Quando o custo vira investimento

Por que o status do estoque regulador de resinas está mudando na indústria transformadora
Fernando Esteves

Mudanças climáticas, insuficiência doméstica e externa de determinadas matérias-primas e o gargalo no frete marítimo internacional instauraram um ambiente de incertezas para os transformadores de plástico no Brasil. Em suma, desde meados de 2020 não temos garantias de fornecimento continuo de resinas e a escassez e encarecimento de containers e cargueiros fez com que distribuidores e petroquímicas escolhessem a quem suprir. Nesse quadro de sufoco, grandes transformadores não têm sentido um colapso no abastecimento tão contundente quanto os menores e médios. Afinal, apesar da escalada dos preços das resinas bombeada pelo câmbio e barril de petróleo, contratos globais de fornecimento salvaram muitas empresas maiores daqui da paralisação total.

Com o tempo fechado até segunda ordem, diversas práticas de gestão acabaram deletadas no setor transformador. Por exemplo, há mais de um ano o termo just in time deixou de ser aplicado ao fornecimento de resinas. Estamos vivendo um momento em que precisamos estudar uma possível demanda relativa mensal e considerar o dispêndio de matéria-prima como investimento e não mais como custo. Ou seja, havendo material na praça, tratemos de comprar e estocar internamente para não sofrer com as diferenças de valores.
Por culpa dessa instabilidade, reitero que a única saída para os transformadores é manter um estoque preventivo para coexistir com o ziguezague da oferta e consequentes oscilações nos salgados preços das resinas. Minha empresa, a transformadora de peças técnicas Injequaly, hoje compra direto de petroquímicas que trazem materiais do exterior e com quem nossa controladora Viking Plastics cultiva relacionamento mundial. Desse modo, ficamos cientes da frequência de embarque e recebimento e, portanto, temos como programar a estocagem da resina na planta sede na Grande São Paulo e, a partir do ano que vem, nas filiais que partirão em Santa Catarina e no interior paulista.

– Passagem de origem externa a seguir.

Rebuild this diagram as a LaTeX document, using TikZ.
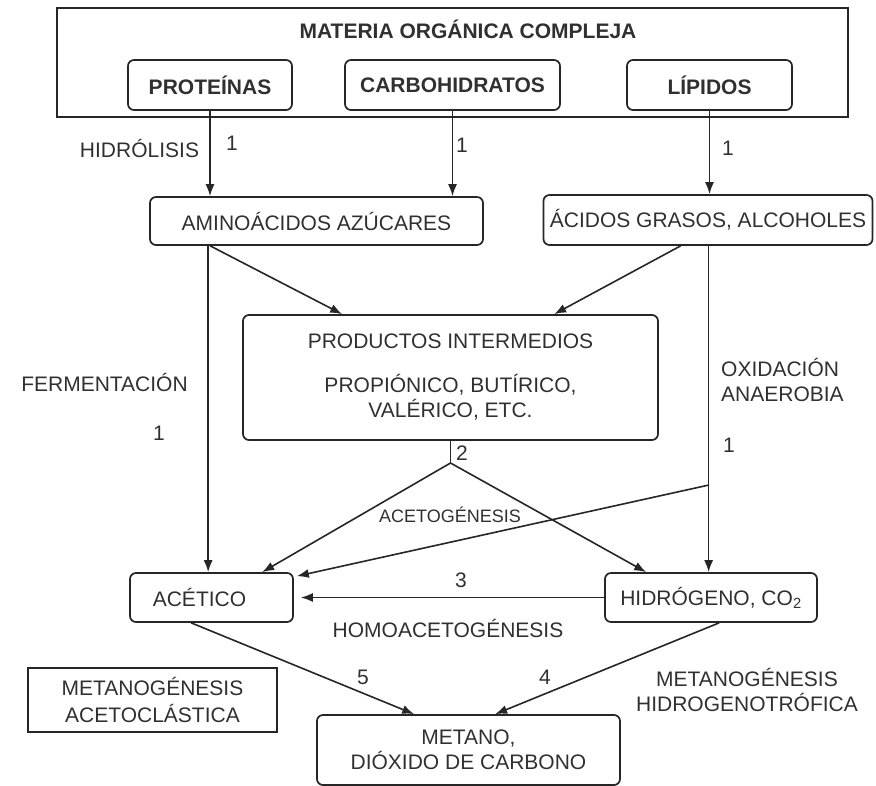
\documentclass[tikz,border=0pt]{standalone}
\usepackage{fontspec}
\setmainfont{Liberation Sans}
\usetikzlibrary{arrows.meta}
\definecolor{ink}{HTML}{262626}
\definecolor{txt}{HTML}{303030}
\begin{document}
\begin{tikzpicture}[x=1pt,y=-1pt,
  every node/.style={text=txt, font=\fontsize{21}{25}\selectfont},
  rbox/.style={draw=ink, line width=1.7pt, rounded corners=6pt, inner sep=0pt, align=center},
  sbox/.style={draw=ink, line width=1.7pt, inner sep=0pt, align=center},
  lbl/.style={inner sep=0pt, align=center},
  arr/.style={draw=ink, line width=1.6pt, -{Latex[length=12pt,width=9pt]}},
  ln/.style={draw=ink, line width=1.6pt}]
\useasboundingbox (0,0) rectangle (876,786);

% organic matter block
\node[sbox, minimum width=791pt, minimum height=109pt] (mat) at (452.5,62.5) {};
\node[lbl, font=\fontsize{21}{25}\selectfont\bfseries] (title) at (468,29) {MATERIA ORGÁNICA COMPLEJA};
\node[rbox, minimum width=164pt, minimum height=50pt, font=\fontsize{21}{25}\selectfont\bfseries] (prot) at (210,85) {PROTEÍNAS};
\node[rbox, minimum width=215pt, minimum height=50pt, font=\fontsize{21}{25}\selectfont\bfseries] (carb) at (452.5,85) {CARBOHIDRATOS};
\node[rbox, minimum width=165pt, minimum height=50pt, font=\fontsize{21}{25}\selectfont\bfseries] (lip) at (709.5,85) {LÍPIDOS};

% hydrolysis products
\node[rbox, minimum width=333pt, minimum height=48pt] (amino) at (316.5,221) {AMINOÁCIDOS AZÚCARES};
\node[rbox, minimum width=329pt, minimum height=50pt] (acidos) at (708,220) {ÁCIDOS GRASOS, ALCOHOLES};

% intermediate products
\node[rbox, minimum width=415pt, minimum height=125pt] (prod) at (450.5,377.5)
  {PRODUCTOS INTERMEDIOS\\[19pt]PROPIÓNICO, BUTÍRICO,\\VALÉRICO, ETC.};

% acetic acid and hydrogen
\node[rbox, minimum width=163pt, minimum height=49pt] (acet) at (211.5,597.5) {ACÉTICO\hspace{24pt}};
\node[rbox, minimum width=212pt, minimum height=49pt] (hidr) at (711,597.5) {HIDRÓGENO, CO\textsubscript{2}};

% final products
\node[sbox, minimum width=249pt, minimum height=64pt, font=\fontsize{21}{27}\selectfont] (metaac) at (152.5,700) {METANOGÉNESIS\\ACETOCLÁSTICA};
\node[rbox, minimum width=303pt, minimum height=70pt] (metano) at (468.5,750) {METANO,\\DIÓXIDO DE CARBONO};

% hydrolysis
\draw[arr] (prot.south) -- (prot.south |- amino.north);
\draw[arr] (carb.south) -- (carb.south |- amino.north);
\draw[arr] (lip.south) -- (lip.south |- acidos.north);

% towards intermediate products
\draw[arr] ([xshift=61pt]amino.south west) -- ([xshift=100pt]prod.north west);
\draw[arr] ([xshift=138pt]acidos.south west) -- ([xshift=312pt]prod.north west);

% fermentation and anaerobic oxidation
\draw[arr] ([xshift=59pt]amino.south west) -- ([xshift=59pt]amino.south west |- acet.north);
\draw[arr] ([xshift=166pt]acidos.south west) -- ([xshift=166pt]acidos.south west |- hidr.north);
\coordinate (tap) at (709,485);
\draw[arr] (tap) -- ([xshift=3pt,yshift=-4pt]acet.north east);

% acetogenesis
\coordinate (split) at (450.5,463);
\draw[ln] (prod.south) -- (split);
\draw[arr] (split) -- ([xshift=133pt]acet.north west);
\draw[arr] (split) -- ([xshift=42pt]hidr.north west);

% homoacetogenesis
\draw[arr, shorten >=7pt] (hidr.west) -- (hidr.west -| acet.east);

% methanogenesis
\draw[arr] ([xshift=62pt]acet.south west) -- ([xshift=98pt]metano.north west);
\draw[arr] ([xshift=115pt]hidr.south west) -- ([xshift=179pt]metano.north west);

% labels
\node[lbl] (lhid) at (139.5,148) {HIDRÓLISIS};
\node[lbl] (n1a) at (232,143) {1};
\node[lbl] (n1b) at (462,145) {1};
\node[lbl] (n1c) at (728,148) {1};
\node[lbl] (lfer) at (104.5,382) {FERMENTACIÓN};
\node[lbl] (n1d) at (159,433) {1};
\node[lbl, anchor=west, align=left] (loxi) at (721,380) {OXIDACIÓN\\ANAEROBIA};
\node[lbl] (n1e) at (729,445) {1};
\node[lbl] (n2) at (462,453) {2};
\node[lbl, font=\fontsize{18}{22}\selectfont] (lacg) at (450,515) {ACETOGÉNESIS};
\node[lbl] (n3) at (461,580) {3};
\node[lbl] (lhom) at (448,628) {HOMOACETOGÉNESIS};
\node[lbl] (n5) at (363,677) {5};
\node[lbl] (n4) at (545,677) {4};
\node[lbl] (lhyd) at (747,690) {METANOGÉNESIS\\HIDROGENOTRÓFICA};
\end{tikzpicture}
\end{document}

O avanço da vacinação tende a tornar a pandemia uma página virada, mas sobram projeções de que os danos climáticos caminham para se tornar mais previsíveis e severos, caso da temporada de furacões afetando petroquímicas nos EUA, ou então, de estiagens castigando o Brasil com crises hídrica e elétrica. Uma vez amarradas as pontas desse novo normal, não sobram muitas escolhas para o transformador que precisa honrar um contrato de fornecimento ou periga ser multado por não entregar o prometido. Ou seja, o investimento em estoque em casa é inescapável nessas circunstâncias. O progresso da vacinação não alivia a barra a curto prazo e, provavelmente, teremos no próximo ano um período pior não em termos de abastecimento de matéria-prima, mas de queda no consumo de produtos transformados.

Nesse contexto grávido de incertezas e sem alterações previstas por ora, o custo de estoque passou de elemento do cálculo de formatação do preço do artefato de plástico para a condição de investimento chave para o transformador cumprir seus contratos de atendimento. Para melhor digerir esse enrosco aqui na minha empresa, estamos passando aos fornecedores uma estimativa de demanda trimestral, sem vínculo com data de entrega. Desse modo, eles conseguem nos entregar conforme sua disponibilidade e, da nossa parte, vamos armazenando as resinas durante o trimestre em questão. É uma alternativa que requer capital e área de armazenagem para acertar o passo com a nova música. Nesse jogo duro, porém, cada um recorre às armas que tem.

Fernando Esteves é diretor de desenvolvimento da Injequaly.